Tuesday, May 19, 2009
The ABNA contest has been a blessing in so many different ways.
One experience that's been especially wonderful is the incredible support I've received from family and friends. Writing can be a lonely profession. I am in awe at how so many people -- some of whom I haven't seen or spoken with in decades -- have expressed genuine happiness for me and have demonstrated such a willingness to spread the word. Thank you all!
BUT... there are still three days left. Please continue to tell your family, friends, and colleagues to vote.
As some of you may have noticed, I've had "formatting issues" with my excerpt in the ABNA contest. Indents were lost, bullets disappeared, and line breaks didn't break.
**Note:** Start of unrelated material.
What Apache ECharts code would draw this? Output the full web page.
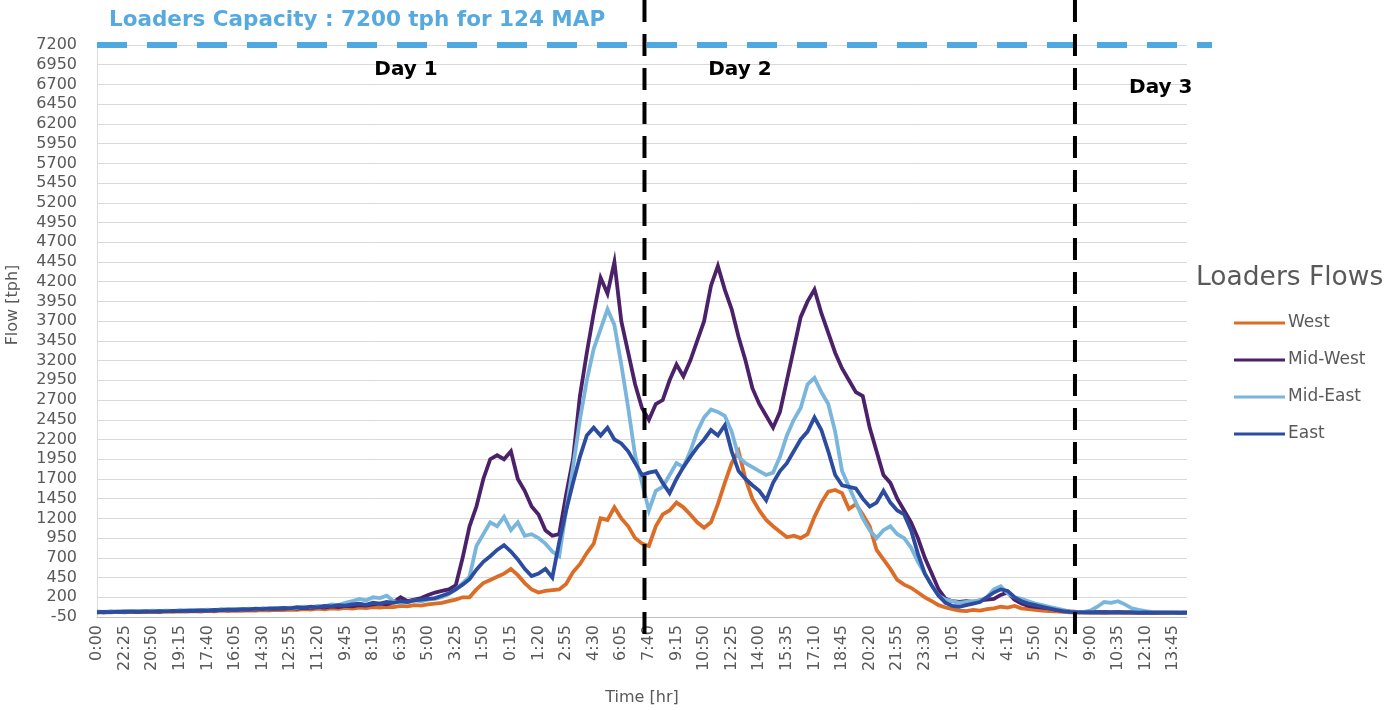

I'm certain that the fault is mine: I probably did not submit the document in the correct format, and the formatting got lost during the electronic transfer.
But as I read the excerpt, there are some mistakes I can't blame on technology. Like misspellings. Like using the word "taught" when I meant "taut." Like using the wrong name when inside a different character's head. One reader-reviewer rightly expressed amazement that this writer thought the manuscript was ready for prime time.
Well... it's almost ready. I should have done a much better job proofing the document before sending it on its way. When I come across some of those stupid mistakes, I cringe.
It's hard to proof your own writing. But that's no excuse for not carefully proofreading several times before submitting. A few ideas:
1. Start proofing from the end of the document to the beginning. This way, your brain won't automatically fill in missing words or phrases. (I got that idea from my brother Rick, a professor, avid reader, and excellent proofreader.)
2. Always get another set of eyes to read it. Every writer needs an editor/proofreader. Get your spouse, a friend, a trusted colleague to look over your masterpiece before you press "send."
3. If you have time, let the document/manuscript sit for awhile before proofing it yourself. This will give you the "distance" needed for a fresh look.
4. Read it aloud. This is a sure-fire way to identify missing words and awkward constructions.
The more comprehensively you proof, the less you cringe.